The Beaver River Bridge (also called "Beaver Valley Bridge") is a bridge that carries the Pennsylvania Turnpike across the Beaver River in North Sewickley Township, Pennsylvania. Built in 1951 and opened in 1952, the -year-old bridge is being replaced with the construction of a new span to its north. The Beaver River Bridge has a total length of 1546 ft and a clearance below of 170 ft making it higher than the Delaware River Bridge's 160 ft clearance at the Turnpike's eastern terminus in Bucks County, but lower than the Hawk Falls Bridge's 190 ft clearance on the Northeast Extension in Carbon County. The Beaver River Bridge is an example of a mid-20th century cantilever deck truss with preservation groups making efforts to save it from demolition as its structural style is becoming rare. About 20,000 vehicles travel across the bridge each day.

== Replacement ==
In 2012, the Pennsylvania Turnpike Commission set aside nearly $300 million to replace the bridge, and began the design phase of its Milepost 12-14 reconstruction project. The project is a part of an ongoing project along the turnpike to widen the road to a minimum of 3 lanes in each direction with larger shoulders and medians. West of the Beaver Valley Interchange, three overhead bridges (a local road bridge and two Norfolk Southern Railway bridges) were replaced to support the widening of the turnpike between 2015 and 2016. Within the Beaver Valley Interchange, an aging ramp bridge was replaced with a temporary span.

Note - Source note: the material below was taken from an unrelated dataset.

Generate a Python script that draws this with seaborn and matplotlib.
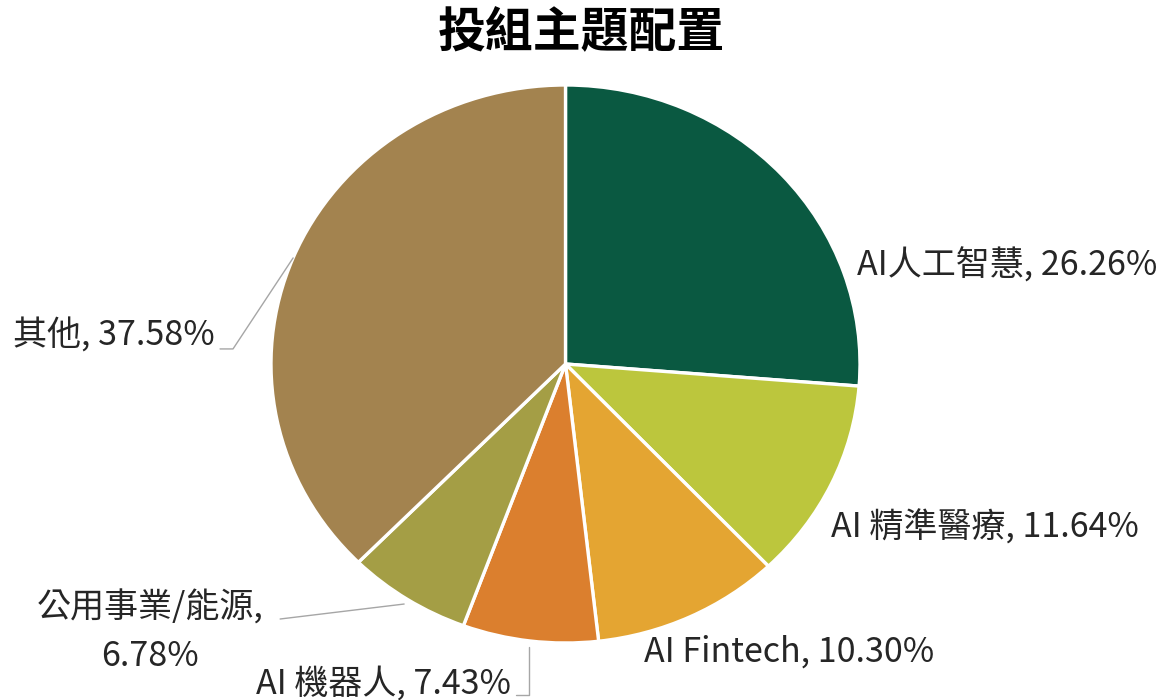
import matplotlib
matplotlib.use('Agg')
import matplotlib.pyplot as plt
import numpy as np
import seaborn as sns

temas = ['AI人工智慧', 'AI 精準醫療', 'AI Fintech', 'AI 機器人', '公用事業/能源', '其他']
pesos = [26.26, 11.64, 10.30, 7.43, 6.78, 37.58]
colores = ['#0A5941', '#BCC63D', '#E4A532', '#DB7F2E', '#A49E45', '#A3834F']

sns.set_style('white')
plt.rcParams['font.family'] = ['Noto Sans CJK TC', 'DejaVu Sans']

fig = plt.figure(figsize=(11.74, 7), dpi=100)
# la torta del original es un poco mas ancha que alta
ax = fig.add_axes([271 / 1174, 57 / 700, 589 / 1174, 558 / 700])

wedges, _ = ax.pie(pesos, colors=sns.color_palette(colores), startangle=90,
                   counterclock=False, radius=1,
                   wedgeprops=dict(edgecolor='white', linewidth=2.4))
ax.set_aspect('auto')
ax.set_xlim(-1, 1)
ax.set_ylim(-1, 1)

fs = 24.5
color_txt = '#262626'
gris = '#A6A6A6'

def punto_medio(w, r=1.0):
    ang = np.deg2rad((w.theta1 + w.theta2) / 2)
    return r * np.cos(ang), r * np.sin(ang)

etiquetas = [f'{t}, {p:.2f}%' for t, p in zip(temas, pesos)]

# etiquetas a la derecha, sin linea guia
ax.text(0.99, 0.351, etiquetas[0], fontsize=fs, ha='left', va='center', color=color_txt, clip_on=False)
ax.text(0.9, -0.588, etiquetas[1], fontsize=fs, ha='left', va='center', color=color_txt, clip_on=False)
ax.text(0.265, -1.032, etiquetas[2], fontsize=fs, ha='left', va='center', color=color_txt, clip_on=False)

# AI 機器人: linea vertical y luego corta horizontal
x0, y0 = punto_medio(wedges[3], 1.02)
ax.plot([x0, x0, x0 - 0.045], [y0, -1.186, -1.186], color=gris, lw=1, clip_on=False)
ax.text(x0 - 0.062, -1.147, etiquetas[3], fontsize=fs, ha='right', va='center', color=color_txt, clip_on=False)

# 公用事業/能源 en dos lineas
x0, y0 = punto_medio(wedges[4], 1.02)
ax.plot([x0, -0.969], [y0, -0.914], color=gris, lw=1, clip_on=False)
ax.text(-1.41, -0.961, f'{temas[4]},\n{pesos[4]:.2f}%', fontsize=fs, ha='center', va='center',
        multialignment='center', linespacing=1.5, color=color_txt, clip_on=False)

# 其他
x0, y0 = punto_medio(wedges[5], 1.0)
ax.plot([x0, -1.129, -1.173], [y0, 0.054, 0.054], color=gris, lw=1, clip_on=False)
ax.text(-1.19, 0.1, etiquetas[5], fontsize=fs, ha='right', va='center', color=color_txt, clip_on=False)

fig.text(581 / 1174, 1 - 33 / 700, '投組主題配置', fontsize=34.5, fontweight='bold',
         ha='center', va='center', color='black')

fig.savefig('out.png', dpi=100, facecolor='white')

The final design of the replacement bridges, completed by Hardesty & Hanover, are two parallel-running beam bridges. Each bridge will carry three 12 ft travel lanes, one 12 ft acceleration/deceleration lane for the nearby interchange, and 12 ft medians and shoulders. The bridge will be 1645 ft long with 5 spans.

The adjacent Beaver Valley Interchange at the western end of the bridge is being reconfigured to a partial cloverleaf interchange from the current trumpet interchange design. Formerly, the interchange had a toll booth in the middle, but was removed when this section of the Turnpike became free in the early 2000s. Additionally, a new bridge for the turnpike over PA 18 will be constructed shortly to the north of the existing bridge. The temporary bridge that was constructed for the trumpet interchange will be removed.

Construction began on the new bridge and interchange in January 2023 and is expected to conclude in November 2026.